The blue-state Republicans make it far harder for a very conservative candidate to win the party’s nomination than the party’s reputation suggests. They also give a candidate who might seem somewhat out of touch with today’s Republican Party, like Jeb Bush, a larger base of potential support than is commonly thought.

It’s easy to forget about the blue-state Republicans. They’re all but extinct in Washington, since their candidates lose general elections to Democrats, and so officials elected by states and districts that supported Mr. Romney dominate the Republican Congress.

But the blue-state Republicans still possess the delegates, voters and resources to decide the nomination. In 2012, there were more Romney voters in California than in Texas, and in Chicago’s Cook County than in West Virginia. Mr. Romney won three times as many voters in overwhelmingly Democratic New York City than in Republican-leaning Alaska.

Overall, 59 percent of Romney voters in the Republican primaries lived in the states carried by President Obama.

8) I didn’t know about the Siberian crater problem and it’s connection to global warming.  Fascinating.

9) Speaking of Russia, enjoyed this take on the murder of Boris Nemtsov.

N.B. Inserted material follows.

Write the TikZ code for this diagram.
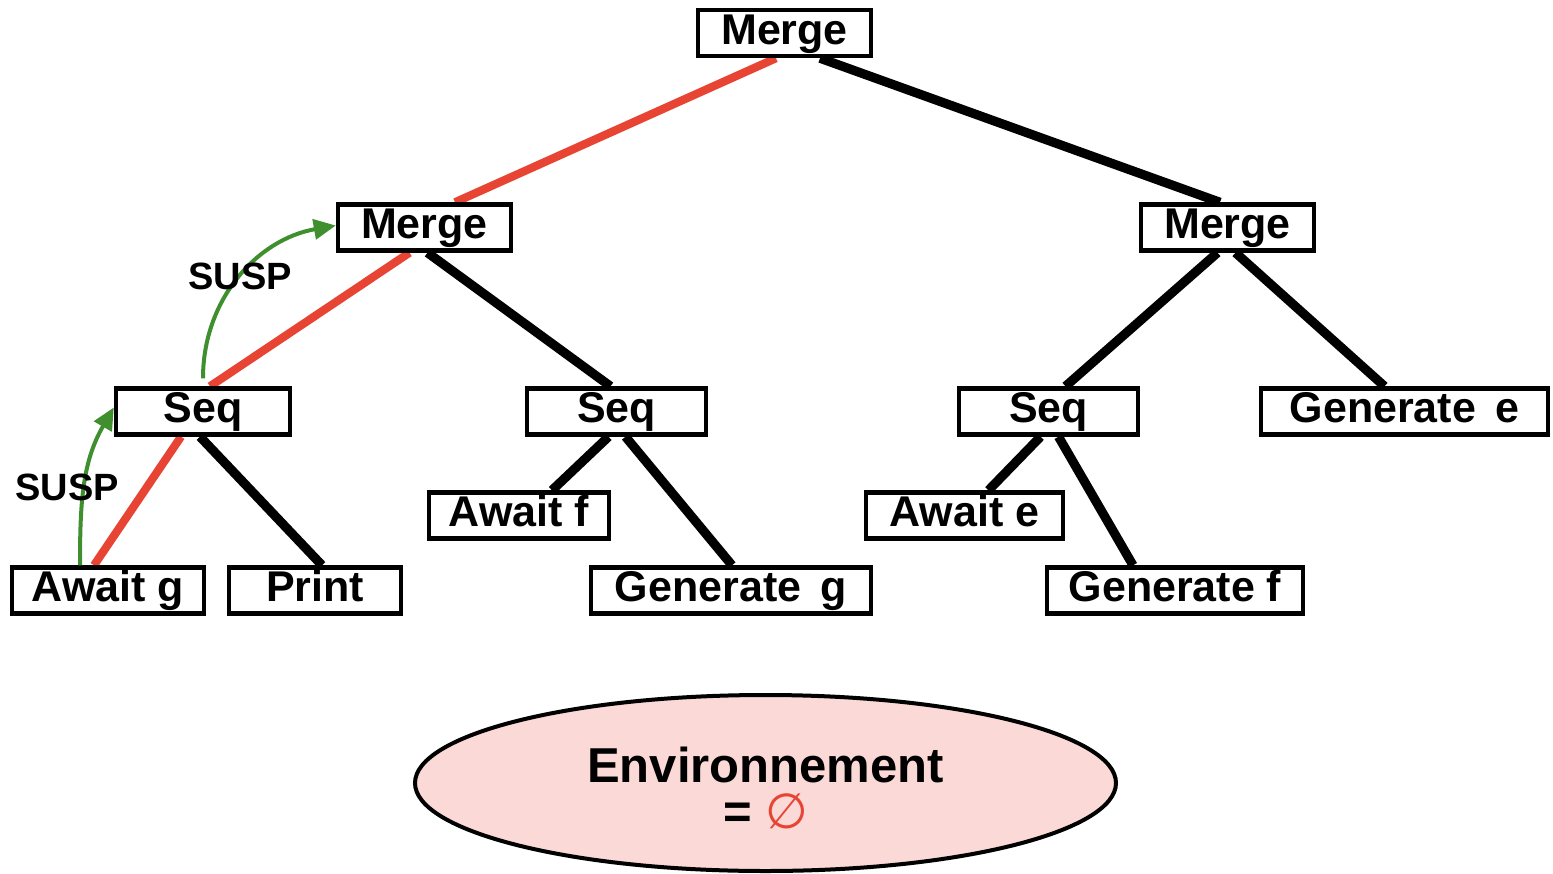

10) We all take spreadsheets for granted these days, but they really are a pretty amazing invention.  Loved this Planet Money story.

11) The Republican plan for fighting ISIS is amazingly similar to…. what Obama is actually doing.

12) Great Jon Stewart clip on all the hate from Fox on the announcement of his leaving the show.

13) Maria Konnikova on the dangers of leaning in.

14) Ezra Klein once again reminding us that moderates are not actually moderate at all.

15) On how the color blue is actually a recent innovation.  Seriously.  Loved the Radiolab referenced in this post.

16) All the evidence you need for the existence of white privilege.

17) I so hate the Food Babe.  I’ve been meaning to write my own post disparaging her, but I’ve fallen short.  These two do a great job.

18) I was quite amused at how shocked my stepmother was at Christmas-time when we explained we don’t bathe our kids every night.  You would have thought we said we have them sleep outside in the winter.  Of course, there’s absolutely no reason you need to bathe children every day.  (Of course, now that David is a teenager he will definitely develop a smell if he goes too long).

19) Lolita is one of my favorite books ever.  Enjoyed this piece on it for being one of the Guardian’s top 100 novels.  I came across it when “Vladimir Nabokov” surprisingly posted the link in my FB feed.